- _SET TASK_
Using the material below, copy every line where "this" appears.

- _PROVIDED RECORDS_
# # # #

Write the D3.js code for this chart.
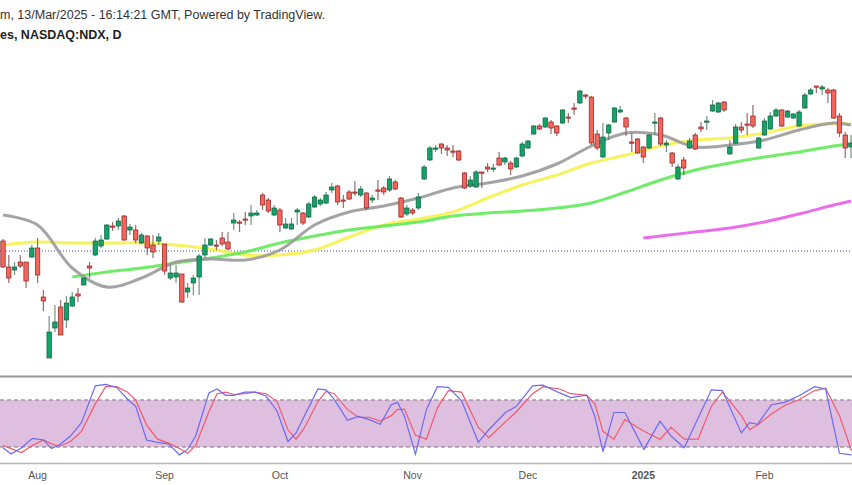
<!DOCTYPE html>
<html>
<head>
<meta charset="utf-8">
<script src="https://cdn.jsdelivr.net/npm/d3@7"></script>
<style>
  body { margin: 0; background: #fff; font-family: "Liberation Sans", Arial, sans-serif; }
</style>
</head>
<body>
<script>
// daily candles, chart units (higher = higher price)
const open = [259,233,230,238,238,243,252,203,142,172,193,180,194,206,215,234,245,254,261,274,274,284,270,270,257,264,255,259,256,222,223,226,208,217,223,245,255,255,262,258,277,278,281,284,285,305,300,285,290,272,271,288,287,283,293,296,297,310,314,300,308,308,305,307,300,310,312,310,318,302,286,290,292,321,340,351,356,352,349,349,327,314,313,328,333,331,342,338,337,333,344,352,366,374,373,378,374,377,383,392,397,405,403,366,343,367,378,388,382,358,361,353,352,377,382,355,347,321,340,352,365,373,378,389,388,398,346,357,373,376,384,352,365,371,384,390,383,382,374,392,406,414,411,410,410,384,365,353];
const close = [233,222,233,234,219,252,225,199,168,178,165,197,203,204,222,232,259,260,275,273,279,260,273,260,265,252,248,263,229,227,227,198,212,222,244,255,261,254,256,251,280,277,280,287,287,295,289,292,275,276,276,290,277,296,303,300,305,313,298,299,301,307,311,292,302,309,308,321,311,283,292,287,303,333,352,352,352,350,348,340,312,320,328,327,331,332,335,342,331,342,356,359,374,371,382,372,367,390,382,391,409,404,357,352,363,375,392,390,373,357,347,343,365,378,356,357,337,333,332,359,351,371,379,395,397,390,353,373,370,375,374,362,379,384,390,374,389,386,388,405,410,413,413,407,382,367,352,357];
const high = [261,245,238,245,238,255,262,210,184,195,200,204,208,212,222,238,262,265,276,278,282,285,276,275,267,265,265,267,256,235,235,226,217,225,246,262,262,260,268,268,287,280,288,295,290,307,302,295,292,282,282,292,288,298,305,302,308,317,315,305,310,319,314,308,305,320,314,324,320,303,295,292,307,335,354,355,357,355,355,350,328,324,330,328,337,336,348,343,339,343,358,360,375,376,383,380,375,391,387,397,410,406,404,370,377,376,393,394,383,367,362,354,366,387,383,360,348,336,343,362,367,378,384,400,398,399,360,376,378,387,395,363,382,388,392,391,390,387,390,407,412,414,415,412,411,387,368,365];
const low = [232,217,225,232,212,242,217,189,142,168,165,172,193,198,215,222,244,252,260,269,270,259,265,257,256,245,242,255,225,220,217,197,202,205,205,242,254,250,254,250,270,268,275,275,284,290,287,284,268,271,270,275,275,282,292,294,296,307,295,292,300,304,303,290,297,300,305,308,310,282,284,285,290,320,339,348,346,344,343,339,311,312,312,312,328,328,334,335,325,332,343,351,365,370,372,366,364,376,377,385,396,401,355,350,342,360,377,387,364,348,346,337,351,365,354,348,333,320,325,351,350,368,370,388,387,388,345,356,367,365,372,351,364,370,383,373,382,381,373,391,405,407,405,397,381,363,342,342];

// moving averages sampled every 6 sessions
const maIdx = [0,6,12,18,24,30,36,42,48,54,60,66,72,78,84,90,96,102,108,114,120,126,132,138,144,147];
const ma20 = [285,275,232,213,222,238,241,240,250,275,288,294,302,312,317,324,336,354,367,365,353,355,360,370,377,375];
const ma50 = [255,258,257,257,257,255,251,245,245,250,263,275,281,288,302,315,325,337,345,354,360,362,367,374,376,376];
const ma100 = [null,null,223,228,232,237,242,248,257,264,270,274,278,284,287,289,292,297,308,320,330,337,343,348,354,356];
const ma200Idx = [111,114,120,126,132,138,144,147];
const ma200 = [262,264,268,272,278,286,295,299];
const refLevel = 249;

// stochastic %K / %D
const stIdx = [0,1.4,3.2,5.1,7,8.4,9.8,11.7,13.6,16,17.8,19.7,21.6,23,24.9,26.8,28.7,30.6,32,33.4,35.7,37.1,38.6,40,41.9,43.7,45.6,47.5,49.4,50.8,52.2,54.6,56,57.4,59.7,61.6,63.5,65.4,67.3,68.4,69.6,71.5,73.4,75.3,77.2,79.5,82.4,84.2,87.1,89,91.8,93.6,96.5,98.4,101.2,102.6,104,105.9,107.8,111.1,113.9,115.8,118.1,120.5,122.8,124.7,128,129.4,130.8,133.2,135.5,137.9,140.7,142.6,145,147.1];
const stK = [19,11,19,31,29,18,23,34,51,98,100,96,81,72,29,26,24,10,17,34,89,94,86,86,90,90,85,66,27,38,59,94,93,81,54,59,55,49,74,77,59,11,68,97,96,79,26,42,64,72,98,99,89,83,86,59,14,64,64,17,53,34,19,57,93,92,38,51,49,74,77,85,97,94,12,10];
const stD = [22,18,13,22,29,24,21,27,40,75,97,97,90,80,48,30,25,18,12,22,65,88,90,87,88,90,88,78,42,30,44,78,91,88,68,58,58,53,60,68,68,35,30,70,92,90,45,32,52,65,88,97,94,88,86,75,40,30,55,40,30,45,30,30,72,90,60,42,48,62,73,80,92,95,60,15];

const months = ["Aug","Sep","Oct","Nov","Dec","2025","Feb"];
const monthIdx = [6,28,48,71,91,111,132];

const W = 852, H = 485;
const svg = d3.select("body").append("svg").attr("width", W).attr("height", H);

const x = d3.scaleLinear().domain([0, 147]).range([3, 851]);
const y = d3.scaleLinear().domain([115, 500]).range([385, 0]);
const ys = d3.scaleLinear().domain([0, 100]).range([462.7, 384.3]);

// header
svg.append("text").attr("x", 0).attr("y", 19).attr("font-size", 12.5).attr("fill", "#333")
  .text("m, 13/Mar/2025 - 16:14:21 GMT, Powered by TradingView.");
svg.append("text").attr("x", 0).attr("y", 39).attr("font-size", 12.5).attr("font-weight", "bold").attr("fill", "#222")
  .text("es, NASDAQ:NDX, D");

// reference dotted line
svg.append("line").attr("x1", 0).attr("x2", W).attr("y1", y(refLevel)).attr("y2", y(refLevel))
  .attr("stroke", "#3a4bb8").attr("stroke-width", 1).attr("stroke-dasharray", "1,2");

// moving averages
const maDefs = [
  [ma50, maIdx, "#f6f24a"],
  [ma100, maIdx, "#5fea58"],
  [ma20, maIdx, "#9a9a9a"],
  [ma200, ma200Idx, "#e85ee8"],
];
maDefs.forEach(([vals, ids, col]) => {
  const pts = vals.map((v, i) => [ids[i], v]).filter((p) => p[1] != null);
  svg.append("path")
    .attr("d", d3.line().x((p) => x(p[0])).y((p) => y(p[1])).curve(d3.curveCatmullRom)(pts))
    .attr("fill", "none").attr("stroke", col).attr("stroke-width", 3).attr("stroke-opacity", 0.9);
});

// candles
const candles = open.map((o, i) => ({ i, o, c: close[i], h: high[i], l: low[i] }));
const cg = svg.append("g");
cg.selectAll("line").data(candles).enter().append("line")
  .attr("x1", (d) => x(d.i)).attr("x2", (d) => x(d.i))
  .attr("y1", (d) => y(d.h)).attr("y2", (d) => y(d.l))
  .attr("stroke", (d) => (d.c >= d.o ? "#4f7a62" : "#7a4a4a")).attr("stroke-width", 1.2).attr("stroke-opacity", 0.8);
cg.selectAll("rect").data(candles).enter().append("rect")
  .attr("x", (d) => x(d.i) - 2.2).attr("width", 4.4)
  .attr("y", (d) => y(Math.max(d.o, d.c)))
  .attr("height", (d) => Math.max(1.2, Math.abs(y(d.o) - y(d.c))))
  .attr("fill", (d) => (d.c >= d.o ? "#13a36a" : "#f2665c"))
  .attr("stroke", (d) => (d.c >= d.o ? "#0f5e3c" : "#8a1f1f")).attr("stroke-width", 0.7);

// panel separators
svg.append("line").attr("x1", 0).attr("x2", W).attr("y1", 376.5).attr("y2", 376.5).attr("stroke", "#9a9a9a").attr("stroke-width", 2);
svg.append("line").attr("x1", 0).attr("x2", W).attr("y1", 463.5).attr("y2", 463.5).attr("stroke", "#b5b5b5").attr("stroke-width", 1.5);

// stochastic band
svg.append("rect").attr("x", 0).attr("width", W).attr("y", ys(80)).attr("height", ys(20) - ys(80)).attr("fill", "#dfbfe0");
[20, 80].forEach((v) => svg.append("line").attr("x1", 0).attr("x2", W).attr("y1", ys(v)).attr("y2", ys(v))
  .attr("stroke", "#777").attr("stroke-dasharray", "4,3").attr("stroke-width", 1));
const stLine = d3.line().x((d, i) => x(stIdx[i])).y((d) => ys(d));
svg.append("path").attr("d", stLine(stD)).attr("fill", "none").attr("stroke", "#f05a6a").attr("stroke-width", 1.2);
svg.append("path").attr("d", stLine(stK)).attr("fill", "none").attr("stroke", "#6a6af2").attr("stroke-width", 1.2);

// x axis
svg.append("g").selectAll("text").data(months).enter().append("text")
  .attr("x", (d, i) => x(monthIdx[i])).attr("y", 479).attr("text-anchor", "middle")
  .attr("font-size", 10.5).attr("fill", "#555").attr("font-weight", (d) => (d === "2025" ? "bold" : "normal"))
  .text((d) => d);
</script>
</body>
</html>
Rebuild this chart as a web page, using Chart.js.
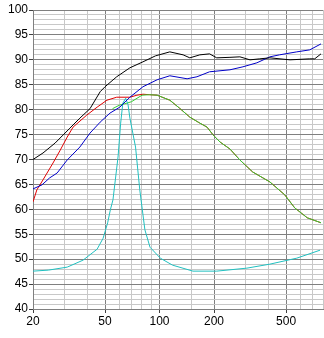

# # # #

- _RESULT OF THE EXERCISE_
Write the D3.js code for this chart.
Rebuild this chart as a web page, using Chart.js.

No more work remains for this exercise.